La Corte aveva in un primo tempo dato loro ragione, bloccando l’ordinanza del direttore della prigione. Ma un collegio di giudici ha poi rivisto la decisione. E il 2 gennaio, pochi giorni fa, è arrivato il via libera definitivo alla sentenza.

Il miglio verde

A metà dello scorso anno i prigionieri nel «miglio verde», l’ultimo tratto che porta i condannati dalla cella alla camera della morte, erano oltre 2.600. A livello federale la pena capitale è stata ripristinata come detto nel 2019 (il 25 luglio) dal ministro della Giustizia William Barr, il quale ha interrotto una moratoria durata 16 anni (e due presidenze: quella di George Bush jr. e quella di Barack Obama). I giudici nominati dalla Casa Bianca possono comminare la punizione estrema soltanto per un numero ristretto di reati: alto tradimento, attentati contro il presidente, omicidi di difficile attribuzione territoriale e crimini collegati al traffico di droga. Lo scorso anno in tutti gli Stati Uniti sono state eseguite 12 sentenze di morte: sette pronunciate da giudici statali (il numero più basso degli ultimi 37 anni) e cinque su ordine del Dipartimento di giustizia, la quota più alta dal 1976, anno in cui la Corte Suprema, con la sentenza Gregg contro lo Stato della Georgia, stabilì che la pena di morte «non è contraria» alla Costituzione americana.

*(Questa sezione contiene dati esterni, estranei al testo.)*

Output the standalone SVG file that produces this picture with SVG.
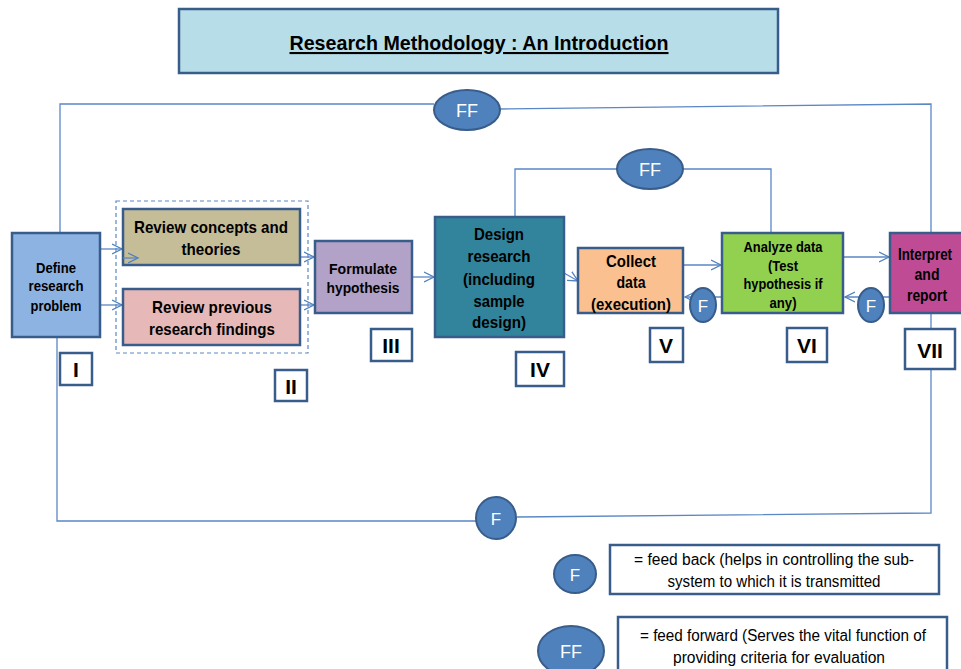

Allora, i nove giudici costituzionali degli Stati Uniti misero pure fine alla breve stagione della moratoria sulle esecuzioni decisa quattro anni prima e restituirono piena dignità giuridica alla pena capitale. Riaprendo di fatto una discussione mai conclusa tra i sostenitori della dottrina law and order (di matrice soprattutto repubblicana) e i fautori di una giustizia anche dura e severa ma nella quale il boia non ha più motivo di esistere.